Welcome to BeeSource! Start with two hives so you have resources to fix a hive if it develops issues (like a frame of brood to fix a queen less hive). Lots of folks from MN on BeeSource so you'll be able to get "local" advice.


----------



## SouthTexasJohn (Mar 16, 2015)

Welcome.


----------



## wvbeeguy (Feb 20, 2011)

As mentioned, 2 hives to start, ( or more) and get acquainted with local bee club to have some one help when they only answer needs to have a pair of eyes and hands involved, WELCOME, we all started as new beekeepers at some point


----------



## Mystic Thunder (Feb 7, 2016)

Thank you for the insight. A key question I have but unsure where to post. 

I am unsure if my location will support a viable honey producing hive or 3 or 4. North central Minnesota. Heavy forest, Cabin lake country. No agricultural within 10 miles. 
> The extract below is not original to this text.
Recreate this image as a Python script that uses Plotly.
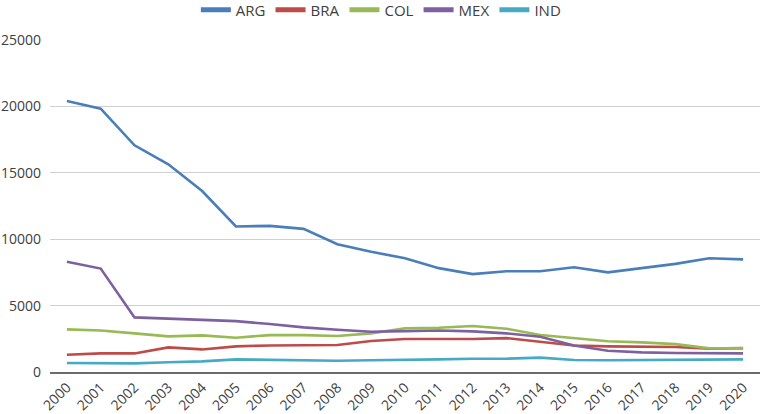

Could someone lead me to a website or a real wise beekeeper who could provide insight to bee keeping in heavily forested regions of north central Minnesota. I,m not looking to commercialize my harvest, only to support my hobby habit and provide to friends family and neighbors.


----------



## Riverderwent (May 23, 2013)

Mystic Thunder said:


> Thank you for the insight. A key question I have but unsure where to post.
> 
> I am unsure if my location will support a viable honey producing hive or 3 or 4. North central Minnesota. Heavy forest, Cabin lake country. No agricultural within 10 miles.
> 
> Could someone lead me to a website or a real wise beekeeper who could provide insight to bee keeping in heavily forested regions of north central Minnesota. I,m not looking to commercialize my harvest, only to support my hobby habit and provide to friends family and neighbors.


http://northcentralbeekeepers.org


----------



## Mystic Thunder (Feb 7, 2016)

Sweet! I will email someone over there. Thank you.


----------



## AmericasBeekeeper (Jan 24, 2010)

Welcome!


----------